(Plotting code records)
-- START --

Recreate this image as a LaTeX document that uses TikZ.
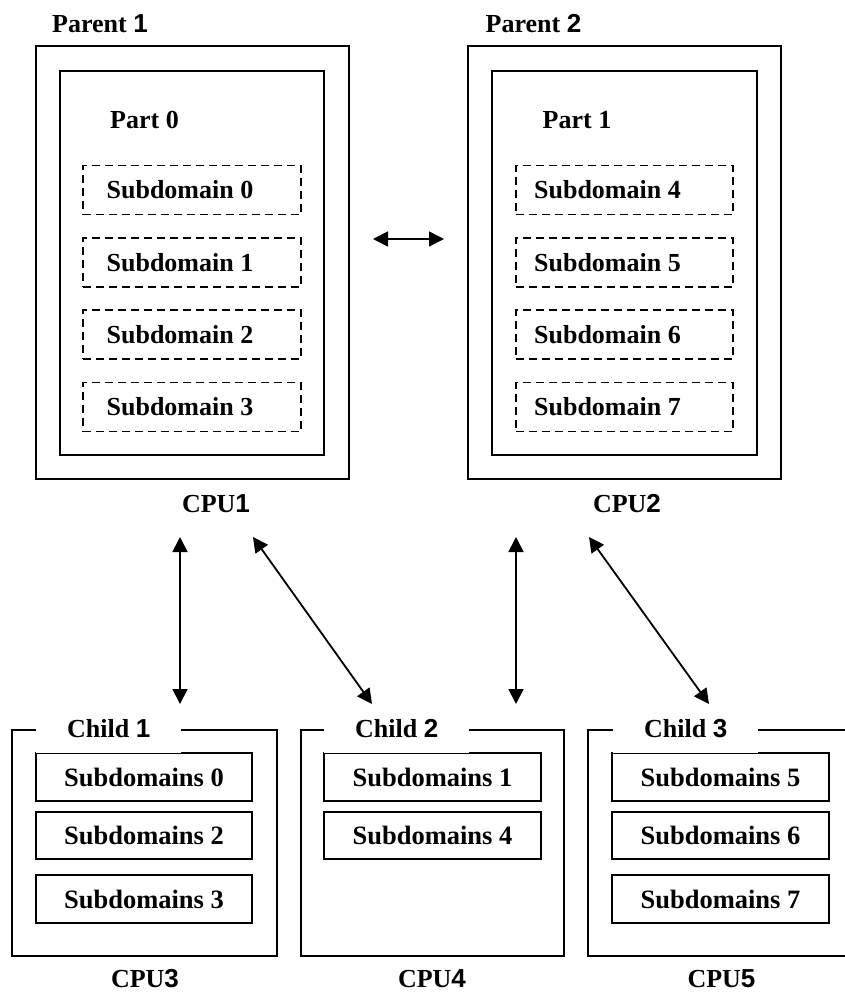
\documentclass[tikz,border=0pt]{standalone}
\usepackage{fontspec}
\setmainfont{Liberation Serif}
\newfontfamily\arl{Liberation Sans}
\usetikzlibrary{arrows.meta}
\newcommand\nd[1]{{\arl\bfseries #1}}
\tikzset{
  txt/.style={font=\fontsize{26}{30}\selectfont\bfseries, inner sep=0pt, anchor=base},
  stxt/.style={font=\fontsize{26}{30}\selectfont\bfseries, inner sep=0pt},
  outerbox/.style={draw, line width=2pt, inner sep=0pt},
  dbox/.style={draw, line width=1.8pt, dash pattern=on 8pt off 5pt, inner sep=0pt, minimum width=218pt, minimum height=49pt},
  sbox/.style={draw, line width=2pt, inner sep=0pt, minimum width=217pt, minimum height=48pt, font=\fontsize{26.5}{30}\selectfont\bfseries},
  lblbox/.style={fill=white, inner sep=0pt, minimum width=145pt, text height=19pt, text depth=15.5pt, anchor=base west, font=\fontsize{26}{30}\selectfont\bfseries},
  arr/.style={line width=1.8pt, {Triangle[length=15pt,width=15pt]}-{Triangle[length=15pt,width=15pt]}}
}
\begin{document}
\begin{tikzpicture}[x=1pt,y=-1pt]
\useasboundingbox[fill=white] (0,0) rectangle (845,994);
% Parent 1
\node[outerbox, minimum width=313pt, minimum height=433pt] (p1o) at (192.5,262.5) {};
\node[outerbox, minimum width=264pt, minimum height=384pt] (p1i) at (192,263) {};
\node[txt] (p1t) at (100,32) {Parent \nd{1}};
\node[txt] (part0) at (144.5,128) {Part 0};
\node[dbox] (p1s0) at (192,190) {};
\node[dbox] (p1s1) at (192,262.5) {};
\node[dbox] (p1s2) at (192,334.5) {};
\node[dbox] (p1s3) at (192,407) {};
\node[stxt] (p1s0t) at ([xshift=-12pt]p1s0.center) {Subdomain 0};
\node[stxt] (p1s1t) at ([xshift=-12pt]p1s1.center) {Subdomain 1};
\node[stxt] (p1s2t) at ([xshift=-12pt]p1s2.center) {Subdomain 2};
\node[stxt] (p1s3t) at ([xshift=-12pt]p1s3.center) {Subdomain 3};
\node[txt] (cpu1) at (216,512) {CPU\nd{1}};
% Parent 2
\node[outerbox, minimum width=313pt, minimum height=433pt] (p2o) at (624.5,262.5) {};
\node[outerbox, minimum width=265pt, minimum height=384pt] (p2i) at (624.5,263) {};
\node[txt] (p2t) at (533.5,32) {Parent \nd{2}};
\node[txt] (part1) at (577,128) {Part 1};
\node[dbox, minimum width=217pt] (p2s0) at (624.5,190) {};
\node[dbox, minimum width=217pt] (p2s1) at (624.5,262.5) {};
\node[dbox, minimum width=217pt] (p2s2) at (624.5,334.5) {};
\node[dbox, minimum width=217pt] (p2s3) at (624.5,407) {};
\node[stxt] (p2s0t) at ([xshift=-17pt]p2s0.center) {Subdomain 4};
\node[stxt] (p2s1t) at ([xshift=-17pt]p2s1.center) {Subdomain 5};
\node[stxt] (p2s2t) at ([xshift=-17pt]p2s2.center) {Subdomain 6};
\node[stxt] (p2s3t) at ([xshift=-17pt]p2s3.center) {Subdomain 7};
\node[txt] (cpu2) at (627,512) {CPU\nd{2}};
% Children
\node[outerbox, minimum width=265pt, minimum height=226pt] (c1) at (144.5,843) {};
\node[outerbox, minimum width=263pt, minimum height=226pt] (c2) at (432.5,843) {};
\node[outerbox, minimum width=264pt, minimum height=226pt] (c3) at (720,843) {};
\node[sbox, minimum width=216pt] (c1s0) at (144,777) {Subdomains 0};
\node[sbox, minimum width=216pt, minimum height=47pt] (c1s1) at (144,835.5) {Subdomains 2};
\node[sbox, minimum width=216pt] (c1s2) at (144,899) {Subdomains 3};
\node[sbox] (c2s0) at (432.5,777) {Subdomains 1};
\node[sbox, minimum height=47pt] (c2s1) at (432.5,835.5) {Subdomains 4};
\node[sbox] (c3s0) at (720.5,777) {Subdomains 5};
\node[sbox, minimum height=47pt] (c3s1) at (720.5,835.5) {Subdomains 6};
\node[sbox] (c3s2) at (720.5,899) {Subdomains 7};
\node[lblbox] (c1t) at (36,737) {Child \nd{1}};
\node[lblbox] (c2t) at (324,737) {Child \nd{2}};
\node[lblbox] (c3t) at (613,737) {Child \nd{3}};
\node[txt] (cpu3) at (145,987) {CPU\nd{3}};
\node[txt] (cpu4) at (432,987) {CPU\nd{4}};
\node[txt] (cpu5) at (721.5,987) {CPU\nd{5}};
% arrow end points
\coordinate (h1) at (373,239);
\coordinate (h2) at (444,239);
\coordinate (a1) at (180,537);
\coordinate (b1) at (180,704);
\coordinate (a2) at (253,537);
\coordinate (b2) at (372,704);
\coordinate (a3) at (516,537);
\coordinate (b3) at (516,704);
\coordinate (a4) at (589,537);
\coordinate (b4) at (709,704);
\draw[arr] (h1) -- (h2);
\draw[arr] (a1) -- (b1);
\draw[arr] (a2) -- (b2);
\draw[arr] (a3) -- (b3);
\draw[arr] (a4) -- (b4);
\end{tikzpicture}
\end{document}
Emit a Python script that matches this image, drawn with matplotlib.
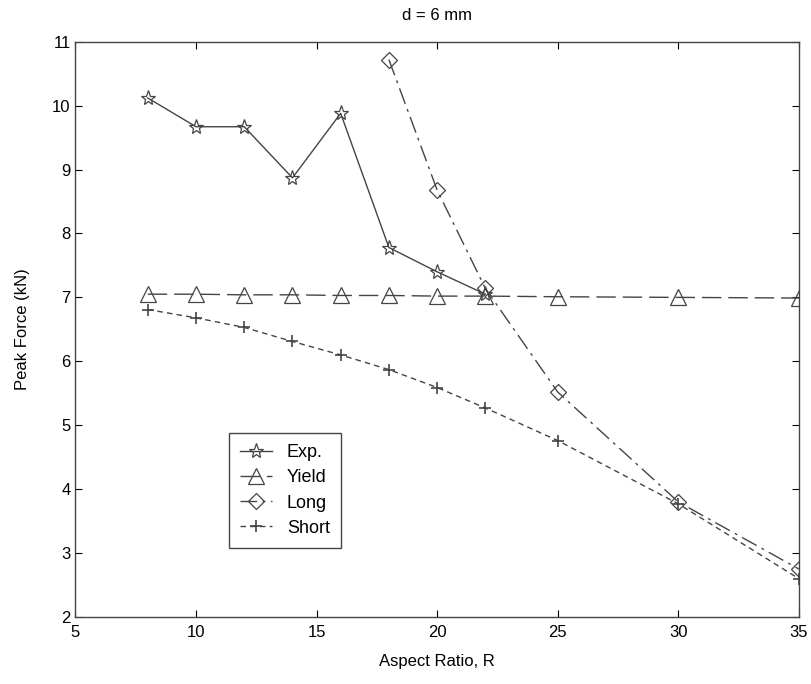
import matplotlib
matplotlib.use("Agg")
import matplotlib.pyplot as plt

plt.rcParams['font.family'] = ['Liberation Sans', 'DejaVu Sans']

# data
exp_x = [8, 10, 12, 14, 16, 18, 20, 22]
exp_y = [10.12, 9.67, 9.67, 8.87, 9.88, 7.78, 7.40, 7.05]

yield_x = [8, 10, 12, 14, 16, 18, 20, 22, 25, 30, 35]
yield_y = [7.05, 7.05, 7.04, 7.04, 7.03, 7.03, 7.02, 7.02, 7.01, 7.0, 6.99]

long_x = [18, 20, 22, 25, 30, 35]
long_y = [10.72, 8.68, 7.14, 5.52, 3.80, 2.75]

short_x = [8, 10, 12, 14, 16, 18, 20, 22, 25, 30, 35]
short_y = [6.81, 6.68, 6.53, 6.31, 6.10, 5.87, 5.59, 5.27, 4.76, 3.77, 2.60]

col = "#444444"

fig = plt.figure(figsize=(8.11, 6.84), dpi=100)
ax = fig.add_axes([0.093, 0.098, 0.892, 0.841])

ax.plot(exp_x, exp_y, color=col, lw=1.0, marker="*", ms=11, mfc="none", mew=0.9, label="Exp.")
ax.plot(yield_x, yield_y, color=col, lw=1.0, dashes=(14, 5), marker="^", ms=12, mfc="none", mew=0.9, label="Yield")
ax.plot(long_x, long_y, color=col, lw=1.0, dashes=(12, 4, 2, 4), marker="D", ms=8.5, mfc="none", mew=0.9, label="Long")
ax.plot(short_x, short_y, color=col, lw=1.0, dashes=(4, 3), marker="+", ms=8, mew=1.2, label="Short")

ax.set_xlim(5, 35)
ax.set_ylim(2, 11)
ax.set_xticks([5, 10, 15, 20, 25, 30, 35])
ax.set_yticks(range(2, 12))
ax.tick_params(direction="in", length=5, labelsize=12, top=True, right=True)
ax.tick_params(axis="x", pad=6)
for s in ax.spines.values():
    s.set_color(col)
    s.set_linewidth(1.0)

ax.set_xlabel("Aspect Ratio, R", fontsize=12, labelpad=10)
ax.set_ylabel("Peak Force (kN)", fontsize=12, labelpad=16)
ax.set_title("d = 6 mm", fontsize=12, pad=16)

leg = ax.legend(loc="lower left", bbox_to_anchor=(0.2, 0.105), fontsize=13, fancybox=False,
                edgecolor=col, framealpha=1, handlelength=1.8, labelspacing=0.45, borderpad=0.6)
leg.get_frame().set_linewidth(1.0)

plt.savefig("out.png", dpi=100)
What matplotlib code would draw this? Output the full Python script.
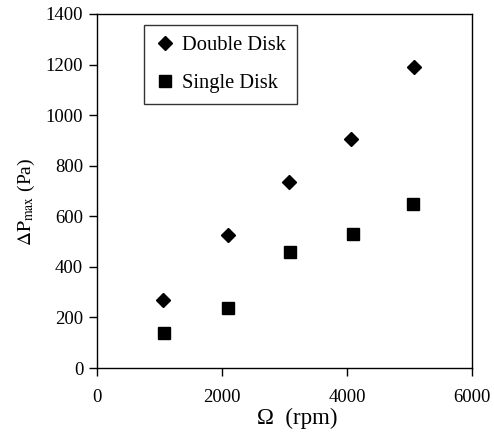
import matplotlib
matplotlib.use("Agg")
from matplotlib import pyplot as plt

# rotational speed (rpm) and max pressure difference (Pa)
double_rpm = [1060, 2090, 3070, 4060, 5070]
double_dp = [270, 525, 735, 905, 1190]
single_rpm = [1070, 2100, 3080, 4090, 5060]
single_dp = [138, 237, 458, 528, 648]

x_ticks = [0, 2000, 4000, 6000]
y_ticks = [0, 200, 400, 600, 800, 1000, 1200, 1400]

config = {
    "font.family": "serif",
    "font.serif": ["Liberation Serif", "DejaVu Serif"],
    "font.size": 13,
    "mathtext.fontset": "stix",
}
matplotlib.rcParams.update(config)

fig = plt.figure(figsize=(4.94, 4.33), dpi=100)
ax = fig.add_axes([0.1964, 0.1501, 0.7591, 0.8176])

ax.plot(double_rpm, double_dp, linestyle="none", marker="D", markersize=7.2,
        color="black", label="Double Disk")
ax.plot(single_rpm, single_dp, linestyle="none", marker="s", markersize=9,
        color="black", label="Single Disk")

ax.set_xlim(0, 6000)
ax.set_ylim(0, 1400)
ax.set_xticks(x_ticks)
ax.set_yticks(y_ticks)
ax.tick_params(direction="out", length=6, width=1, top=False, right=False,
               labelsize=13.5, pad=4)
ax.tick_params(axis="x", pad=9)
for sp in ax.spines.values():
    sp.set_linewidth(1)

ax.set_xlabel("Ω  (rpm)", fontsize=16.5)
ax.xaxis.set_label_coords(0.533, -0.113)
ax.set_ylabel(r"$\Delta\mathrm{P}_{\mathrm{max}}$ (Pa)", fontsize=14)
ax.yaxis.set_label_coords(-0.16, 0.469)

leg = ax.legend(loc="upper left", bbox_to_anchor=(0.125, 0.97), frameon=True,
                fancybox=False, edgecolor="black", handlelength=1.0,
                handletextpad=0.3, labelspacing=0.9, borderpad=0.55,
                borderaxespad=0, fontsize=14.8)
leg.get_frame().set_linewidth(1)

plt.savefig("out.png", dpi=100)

-- END --

WHAT THIS TASK INVOLVES: In the listing above, find the line containing "Emit a Python" and the line containing "ax = fig.add_axes([0.093, 0.098, 0.892, 0.841])". Print those two lines and every line between them exactly, with no pictures.

SOLUTION FOR THIS EXERCISE:
Emit a Python script that matches this image, drawn with matplotlib.
import matplotlib
matplotlib.use("Agg")
import matplotlib.pyplot as plt

plt.rcParams['font.family'] = ['Liberation Sans', 'DejaVu Sans']

# data
exp_x = [8, 10, 12, 14, 16, 18, 20, 22]
exp_y = [10.12, 9.67, 9.67, 8.87, 9.88, 7.78, 7.40, 7.05]

yield_x = [8, 10, 12, 14, 16, 18, 20, 22, 25, 30, 35]
yield_y = [7.05, 7.05, 7.04, 7.04, 7.03, 7.03, 7.02, 7.02, 7.01, 7.0, 6.99]

long_x = [18, 20, 22, 25, 30, 35]
long_y = [10.72, 8.68, 7.14, 5.52, 3.80, 2.75]

short_x = [8, 10, 12, 14, 16, 18, 20, 22, 25, 30, 35]
short_y = [6.81, 6.68, 6.53, 6.31, 6.10, 5.87, 5.59, 5.27, 4.76, 3.77, 2.60]

col = "#444444"

fig = plt.figure(figsize=(8.11, 6.84), dpi=100)
ax = fig.add_axes([0.093, 0.098, 0.892, 0.841])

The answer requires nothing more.